Aired June 05, 2024 - 12:00   ET



DANA BASH, CNN HOST: Today on Inside Politics, cruel, flawed of betrayal. That's how some progressive members of Joe Biden's own party are describing his sweeping new restrictions. Now in effect at the southern border. Moderate Democrats under the same political pressure as Biden say it had to be done. Will the president's attempt to deal with a massive political liability, help him in November?

Plus, emotional and deeply personal testimony. Hunter Biden's ex-wife is on the stand right now, detailing the first son's struggles with addiction. We're going to bring you the latest from inside the courtroom. And where should the president eat a cheese steak and other issues are very important in Pennsylvania politics. Senator John Fetterman is here to talk about what Biden needs to do to win that crucial swing state once again.

I'm Dana Bash. Let's go behind the headlines at Inside Politics.

First step, Biden's border gambit. As of midnight, those who unlawfully crossed the southern border will be barred from seeking asylum in the United States. It is the most aggressive action that president has taken to address a years' long surge of migrants at the border.

CNN's Rosa Flores is in Hidalgo, Texas. Rosa, what are you seeing now that this has taken effect?

ROSA FLORES, CNN CORRESPONDENT: Dana, I want to start from the top because this border stuff can be so confusing. I'm at Hidalgo, Texas. I want you to look behind me because this is the international bridge that leads to Reynosa Mexico. First of all, this executive order does not impact international trade. It does not impact commerce. That's why you still see this free flow of traffic into Mexico at a port of entry.

Now, migrants who crossed the border illegally, that's the impact of this executive order. If they do not express fear, then they will be swiftly removed back to Mexico or to their country of origin, depending on their demographics. Now, what does that look like? We shot some video earlier today. And I want us to roll this video because this shows you what this would look like at the border. You see a white bus. Now this is a government bus and normally transports migrants around in this area.

Now you see that government bus, drive into the port of entry. And then you're going to see border patrol agents that are escorting migrants back into Mexico. They're literally walking them to the international bridge and walking them back to Mexico.

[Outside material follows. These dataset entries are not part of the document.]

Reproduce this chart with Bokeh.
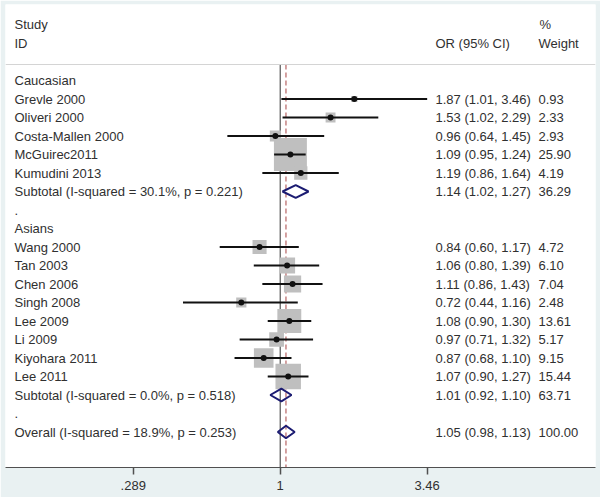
import numpy as np
from bokeh.plotting import figure
from bokeh.models import Range1d, FixedTicker, Span, ColumnDataSource
from bokeh.core.properties import value
from bokeh.embed import file_html
from bokeh.resources import INLINE

# ---------------- data ----------------
cau_study = ["Grevle 2000", "Oliveri 2000", "Costa-Mallen 2000", "McGuirec2011", "Kumudini  2013"]
cau_or = [1.87, 1.53, 0.96, 1.09, 1.19]
cau_lo = [1.01, 1.02, 0.64, 0.95, 0.86]
cau_hi = [3.46, 2.29, 1.45, 1.24, 1.64]
cau_wt = [0.93, 2.33, 2.93, 25.90, 4.19]
cau_sub = [1.14, 1.02, 1.27, 36.29]
cau_het = "Subtotal  (I-squared = 30.1%, p = 0.221)"

asn_study = ["Wang 2000", "Tan 2003", "Chen 2006", "Singh 2008", "Lee 2009",
             "Li 2009", "Kiyohara 2011", "Lee 2011"]
asn_or = [0.84, 1.06, 1.11, 0.72, 1.08, 0.97, 0.87, 1.07]
asn_lo = [0.60, 0.80, 0.86, 0.44, 0.90, 0.71, 0.68, 0.90]
asn_hi = [1.17, 1.39, 1.43, 1.16, 1.30, 1.32, 1.10, 1.27]
asn_wt = [4.72, 6.10, 7.04, 2.48, 13.61, 5.17, 9.15, 15.44]
asn_sub = [1.01, 0.92, 1.10, 63.71]
asn_het = "Subtotal  (I-squared = 0.0%, p = 0.518)"

overall = [1.05, 0.98, 1.13, 100.00]
overall_het = "Overall  (I-squared = 18.9%, p = 0.253)"

groups = ["Caucasian", "Asians"]
tick_vals = [0.289, 1, 3.46]
tick_labels = [".289", "1", "3.46"]

# ---------------- layout helpers ----------------
FIG_W, FIG_H = 600, 497
FR_L, FR_R, FR_T, FR_B = 5, 595, 4, 467        # frame edges in page px
PX_ONE, PX_PER_LN = 279.7, 118.4               # page px of OR=1, px per ln unit
ROW0, ROW_H = 80.0, 18.5                       # page y of first row, row pitch


def xd(px):
    return float(np.exp((px - PX_ONE) / PX_PER_LN))


def yd(py):
    return (py - ROW0) / ROW_H


TEXT_C = "#303030"
FONT = value("Liberation Sans")
FS = "13px"

# ---------------- build rows ----------------
labels, label_y = [], []
st_y, st_or, st_lo, st_hi, st_w = [], [], [], [], []
dm_y, dm = [], []
or_txt, or_y, wt_txt = [], [], []

row = 0
for g, names, ors, los, his, ws, sub, het in [
        (groups[0], cau_study, cau_or, cau_lo, cau_hi, cau_wt, cau_sub, cau_het),
        (groups[1], asn_study, asn_or, asn_lo, asn_hi, asn_wt, asn_sub, asn_het)]:
    labels.append(g); label_y.append(row); row += 1
    for n, o, l, h, w in zip(names, ors, los, his, ws):
        labels.append(n); label_y.append(row)
        st_y.append(row); st_or.append(o); st_lo.append(l); st_hi.append(h); st_w.append(w)
        or_txt.append(f"{o:.2f} ({l:.2f}, {h:.2f})"); wt_txt.append(f"{w:.2f}"); or_y.append(row)
        row += 1
    labels.append(het); label_y.append(row)
    dm_y.append(row); dm.append(sub)
    or_txt.append(f"{sub[0]:.2f} ({sub[1]:.2f}, {sub[2]:.2f})"); wt_txt.append(f"{sub[3]:.2f}"); or_y.append(row)
    row += 1
    labels.append("."); label_y.append(row); row += 1
labels.append(overall_het); label_y.append(row)
dm_y.append(row); dm.append(overall)
or_txt.append(f"{overall[0]:.2f} ({overall[1]:.2f}, {overall[2]:.2f})")
wt_txt.append(f"{overall[3]:.2f}"); or_y.append(row)

# ---------------- figure ----------------
p = figure(width=FIG_W, height=FIG_H, x_axis_type="log",
           x_range=Range1d(xd(FR_L), xd(FR_R)),
           y_range=Range1d(yd(FR_B), yd(FR_T)),
           output_backend="svg", toolbar_location=None, y_axis_location=None,
           min_border=0, min_border_left=FR_L, min_border_right=FIG_W - FR_R,
           min_border_top=FR_T, min_border_bottom=FIG_H - FR_B,
           background_fill_color="white", border_fill_color="#e9f1f2",
           outline_line_color=None)
p.grid.visible = False

ax = p.xaxis[0]
ax.ticker = FixedTicker(ticks=tick_vals, minor_ticks=[])
ax.major_label_overrides = {v: t for v, t in zip(tick_vals, tick_labels)}
ax.axis_line_color = "#505050"
ax.major_tick_line_color = "#505050"
ax.major_tick_line_width = 1.5
ax.major_tick_out = 7
ax.major_tick_in = 0
ax.minor_tick_line_color = None
ax.major_label_standoff = 6
ax.major_label_text_font = "Liberation Sans"
ax.major_label_text_font_size = FS
ax.major_label_text_color = TEXT_C

sep_y = yd(64)
p.add_layout(Span(location=sep_y, dimension="width", line_color="#d4d4d4", line_width=1))

# null line and overall dashed line
p.segment(x0=[1], y0=[sep_y], x1=[1], y1=[yd(FR_B)], line_color="#333333", line_width=1)
p.segment(x0=[overall[0]], y0=[sep_y], x1=[overall[0]], y1=[yd(FR_B)],
          line_color="#a84444", line_width=1, line_dash="5 3")

src = ColumnDataSource(dict(y=st_y, o=st_or, lo=st_lo, hi=st_hi,
                            size=[6.48 * np.sqrt(w) for w in st_w]))
p.scatter(x="o", y="y", size="size", marker="square", source=src,
          fill_color="#bfbfbf", line_color=None)
p.segment(x0="lo", y0="y", x1="hi", y1="y", source=src, line_color="#111111", line_width=2)
p.scatter(x="o", y="y", size=6, marker="circle", source=src,
          fill_color="#111111", line_color=None)

H = 0.34
xs = [[d[1], d[0], d[2], d[0]] for d in dm]
ys = [[y, y - H, y, y + H] for y in dm_y]
p.patches(xs=xs, ys=ys, fill_alpha=0, line_color="#1c1c72", line_width=2)

# texts
p.text(x=[xd(14)] * len(labels), y=label_y, text=labels, text_font=FONT,
       text_font_size=FS, text_color=TEXT_C, text_baseline="middle", text_align="left")
p.text(x=[xd(435)] * len(or_txt), y=or_y, text=or_txt, text_font=FONT,
       text_font_size=FS, text_color=TEXT_C, text_baseline="middle", text_align="left")
p.text(x=[xd(538)] * len(wt_txt), y=or_y, text=wt_txt, text_font=FONT,
       text_font_size=FS, text_color=TEXT_C, text_baseline="middle", text_align="left")

hdr_x = [xd(14), xd(14), xd(435), xd(539), xd(538)]
hdr_y = [yd(24), yd(43), yd(43), yd(24), yd(43)]
hdr_t = ["Study", "ID", "OR (95% CI)", "%", "Weight"]
p.text(x=hdr_x, y=hdr_y, text=hdr_t, text_font=FONT, text_font_size=FS,
       text_color=TEXT_C, text_baseline="middle", text_align="left")

open("out.html", "w").write(file_html(p, INLINE, title="Forest plot"))
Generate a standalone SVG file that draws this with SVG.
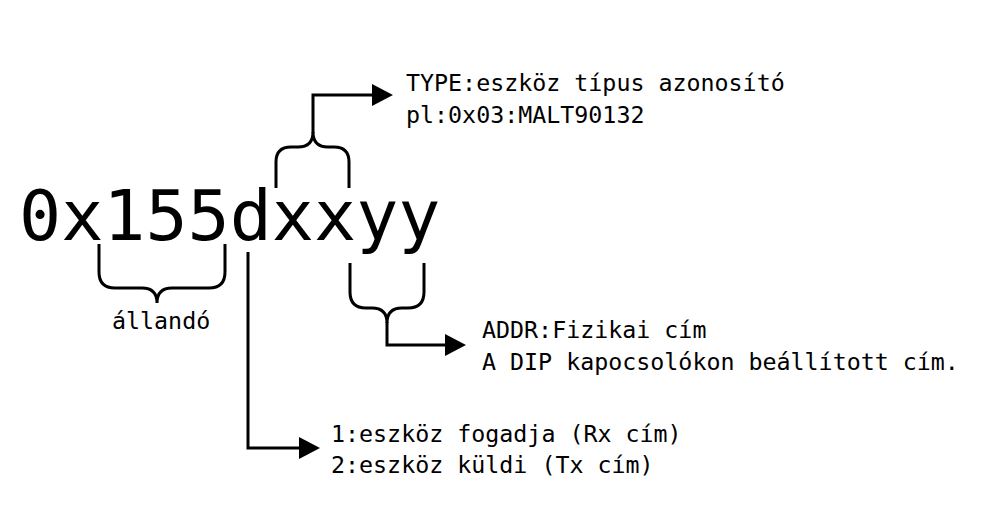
<svg xmlns="http://www.w3.org/2000/svg" width="988" height="525" viewBox="0 0 988 525">
<style>
text{font-family:"DejaVu Sans Mono","Liberation Mono",monospace;fill:#000}
.big{font-size:70px}
.lbl{font-size:23.3px}
.ln{fill:none;stroke:#000;stroke-width:3;stroke-linejoin:miter}
</style>
<defs>
<marker id="ah" markerUnits="userSpaceOnUse" markerWidth="22" markerHeight="24" refX="0" refY="11" orient="auto" viewBox="0 0 22 22">
<path d="M0,0 L21,11 L0,22 Z" fill="#000"/>
</marker>
</defs>
<rect width="988" height="525" fill="#fff"/>
<g id="value"><text class="big" x="19" y="240">0x155dxxyy</text></g>
<g id="type-label"><text class="lbl" x="406" y="91">TYPE:eszköz típus azonosító</text><text class="lbl" x="406" y="123">pl:0x03:MALT90132</text></g>
<g id="addr-label"><text class="lbl" x="482" y="338">ADDR:Fizikai cím</text><text class="lbl" x="482" y="370">A DIP kapocsolókon beállított cím.</text></g>
<g id="dir-label"><text class="lbl" x="331" y="442">1:eszköz fogadja (Rx cím)</text><text class="lbl" x="331" y="473">2:eszköz küldi (Tx cím)</text></g>
<g id="const-label"><text class="lbl" x="112" y="329">állandó</text></g>
<g id="connectors">
<path class="ln" d="M276,188 V162 Q276,147 291,147 H298 Q313,147 313,132 Q313,147 328,147 H334 Q349,147 349,162 V188"/>
<path class="ln" d="M313,133 V95 H372" marker-end="url(#ah)"/>
<path class="ln" d="M99,244 V272 Q99,288 115,288 H142 Q157,288 157,303 Q157,288 172,288 H209 Q225,288 225,272 V244"/>
<path class="ln" d="M350,263 V292 Q350,308 366,308 H372 Q387,308 387,323 Q387,308 402,308 H408 Q424,308 424,292 V263"/>
<path class="ln" d="M387,322 V345 H445" marker-end="url(#ah)"/>
<path class="ln" d="M248,252 V448 H299" marker-end="url(#ah)"/>
</g>
</svg>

Now we don't know if what you just saw are the first signs that this executive order is actually in effect because we've seen this before. That is what we've seen in the title 42 era, for example, when there's very swift removals. What we do know from a source is that we would expect to see more of that happen very quickly. Migrants being very quickly returned either swiftly to Mexico or we would see more deportation flights to other countries to return them back.

Now, there's important nuance here because Customs and Border Protection will still be fingerprinting these migrants. They will still be doing background checks to see if there's national security risks. And if migrants do express fear, then there will be credible fear interviews that will be conducted either at Customs and Border Protection or ICE facilities.

But the standard, Dana, that migrants will have to meet to seek asylum will be a lot higher. So, the probability that those migrants will be returned, just like you saw in that video moments ago is a lot higher.

Now, I know we're almost out of time, but I have to add this. When this executive order is not in effect, that doesn't mean that the laws are not going to be applied. This, Dana, is simply and the easiest way for me to explain it. Is border security on steroids? Everything just happens a lot faster. Dana, back to you.

BASH: I'm so happy that you explained it the way that you did. We're extremely lucky to have you down there with all of your expertise, with all of your sources and putting it all in perspective and really showing us the reality of what happened with just the stroke of a pen yesterday. Thank you so much, Rosa.


And on the politics of this, the executive order that Rosa was just talking about laid bare a split in the president's own party. Progressives on Capitol Hill warned about consequences.


REP. ALEXANDRIA OCASIO-CORTEZ (D-NY): The concerns that -- that the right is raising around the border are resonant in a lot of electorates. But our responsibility is to develop solutions that work.

REP. DELIA RAMIREZ (D-IL): It means more people are going to die in the Rio Grande and people are still going to come to the ports of entry, not just the actual issue. REP. ILHAN OMAR (D-MN): Today's executive order does not reflect the America I know, the America I love. A country built by immigrants.


Now moderate -- Democratic moderates maintain that that order that the president signed was necessary.


SEN. JOE MANCHIN (I-WV): This is something that had to be done. It should have been done sooner. But I'm happy it's done. Now I support the president for doing this.

REP. ELISSA SLOTKIN (D-MI): No one is happy when they look at the southern border and feels like it's going well. So, it's not perfect, but I am supportive of the action that he took today.

SEN. MARK KELLY (D-AZ): With my Republican colleagues not wanting to take action on this. We're at this point where the White House is taking some steps that I truly believe is going to make a big difference.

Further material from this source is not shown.